I have a large PostgreSQL database over 500GB in size which is too large. Is there anyway to compress the database down to a more manageable size? I have attempted to do this with SquashFS and the database compressed down to 177GB however PostgreSQL requires that the database have write access and Squashed systems are Read-Only. Do more experienced database users have any suggestions to accomplish this goal?
The database holds GIS data for the planet and will be used locally on a deployed system. Currently it sits on a 1TB SSD, however, I am trying to avoid slapping in an additional hard drive simply to accommodate a large database. The database performs as desired with no issue, I would simply like to compress it down to a more manageable size and avoid placing it on a separate drive.
Best Answer
File system
A very popular method of doing this is with the file system. BTRFS and ZFS works under the database at the file system level. Both can be used in a loopback device so you can provide a compressed tablespace without having another partition.

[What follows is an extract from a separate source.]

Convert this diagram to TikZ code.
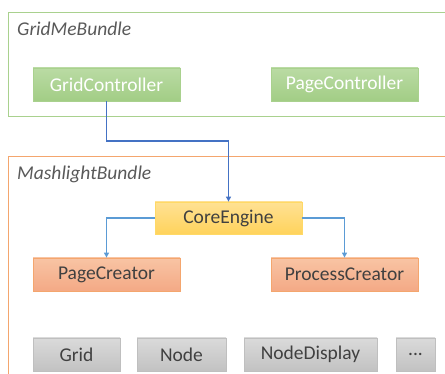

There are caveats with this, if the tablespace fails it may take your cluster too.
ZFS
ZFS is the big one here. It's what I would go for.
See also
Btrfs
Btrfs is a strong contender but it's been in active development for a very long time, and the lack of major distros picking it up as a default has many people questioning whether or not it's ready for "prime time."
PostgreSQL
GIS Methods (PostGIS)
For Polygons, one method is to simplify polygons by dropping vertices with
ST_Simplify
.For Points, one method is spatial clustering.
Both of these result in a loss of information. PostGIS, like most of the features of the database, doesn't have a transparent "magic compression" option.
cstore_fdw
There is also
cstore_fdw
which is a columnar store that offers compression. It has a different performance profile so ymmv.